The sudden appearance of a note on the door of Cielo announcing the restaurant’s closure over the weekend took Wilton by surprise. Facebook lit up with posts about Wilton’s newest eatery suddenly shutting its doors and speculating about the reasons why it was no longer in business.

Cielo was opened just last July by owners Hakan and Emily Basaran, who had been successful with their previous restaurant, Carpé Diem in New Canaan. They had to close that restaurant despite its success when the building where it was located was torn down to make room for the town’s new post office.

As for Cielo, the note on the front door was blunt. “This restaurant is closed and will reopen under new ownership after remodeling.” It also directed anyone with questions to call the building’s owner, Lee Wilson of Wilson Properties.


“It was not a matter of patronage or the quality of the food, or anything of that nature. He got a very favorable rating from The New York Times two weeks ago,” Wilson says. Instead, he suggests, it was more likely what he called “behind-the-scenes financial issues” as a reason for the closure.

GOOD Morning Wilton reached out to Emily Basaran, to find out directly from the couple what happened.

“The main reason is Hakan belongs in Manhattan, which is where he was for 15 years. He grew up in Istanbul, lived in London, lived in New York City and has never lived in a suburb. While he likes living in New Canaan, he needs a little of the city. And he has a great opportunity there,” she says.

“[The restaurant workload] was getting to him. He was like, ‘I never see my kids.’ He’ll still be busy working in Manhattan, and time will be tight with the kids, but at least he’ll be in a place where he’s happy and feels like he fits in.

That’s not to say he didn’t love having Cielo in Wilton.

“He loved being in Wilton, even more than being in New Canaan,” says Emily. “People in Wilton were so nice, so welcoming. People couldn’t have been nicer.”

But the unpredictability of owning a restaurant, especially after so many years in the business, was stressful.

“This is our fourth place, and what goes on in owning a restaurant is not as glamorous as the dream of what it is. Especially with two kids, and a third on the way, you end up feeling, you feel like you’re working for everyone else. When you sit down and look at the numbers, it’s not worth the grind. He’s never home and it’s hard to make enough money to make it worth it,” Emily says.

The financial stress related to owning a restaurant can be tough, especially in the winter, she adds.

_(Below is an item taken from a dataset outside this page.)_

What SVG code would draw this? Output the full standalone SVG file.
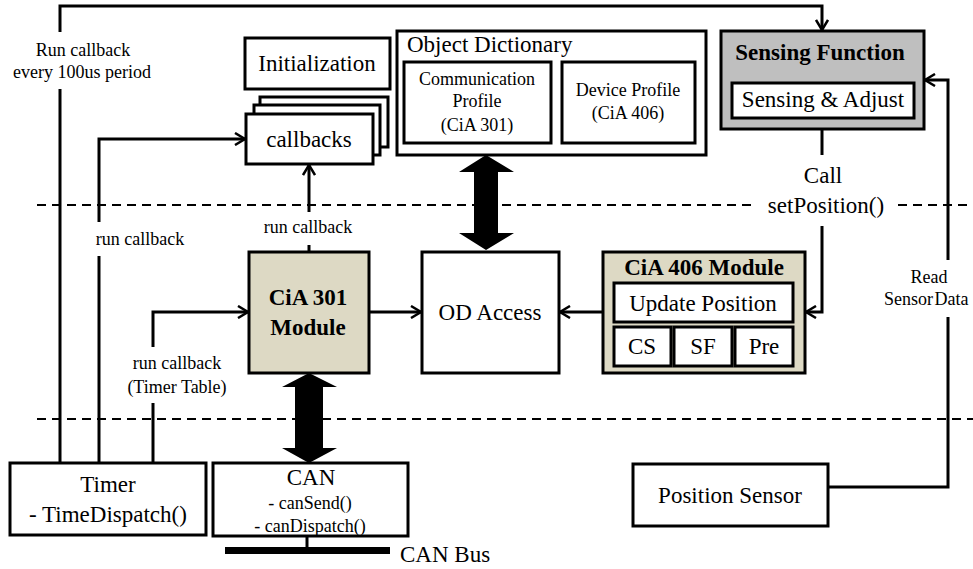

“If you don’t have the cushion to get through these winter months, it’s killer. We did the numbers and knowing what we know about what happens in year two in a restaurant, it always goes down. It was going to become a leak that needed to be plugged and we didn’t want to get into that situation where it was too late.”

What’s Next for Everyone

As for what restaurant concept will take Cielo’s place, Wilson said he was “not at liberty to say yet,” but what he could say was, “There is some well-qualified interest that’s been expected and there’s been an offer submitted and it’s in negotiation.”

Emily says the restaurant is being sold “as is,” which is a positive when it comes to marketing the business for resale.

“It’s just been redone, it’s just been redecorated. Everything’s still remains in there. And it just got the great review.”

Tables are still set in the darkened restaurant.
Tables are still set in the darkened restaurant.

The entire building is almost fully occupied, with Coco Nails next door and in place (despite Facebook rumors to the contrary), as well as the incoming Tusk & Cup café, which is hoping to open sometime this spring. Wilson is encouraged by the mix of tenants both in the storefronts on the first floor and the offices on the second floor.

“It’s coming along nicely. We’ve leased the whole second floor with quality tenants, and if everything that’s in the works is completed, we now have one space on the ground floor,” he says, referring to the space previously occupied by Vintage Fine Wines until it closed in December 2014. For the time being, Wilson has located his on-site office there. “I’m here temporarily until we lease this,” he adds.

As for Hakan, Emily says he’s already at work in the city, attached to a Manhattan-based project.

“He was offered a really great opportunity and it was like, how could we trudge along and hoping for the best, when he was presented with a really great opportunity in the city. He had to make a decision and make it fast–they came to him and were like, ‘Can you come in, basically tomorrow.’  He’s alive when he comes back from the city, it’s more ‘him.’ He needs it, and we need it for him.”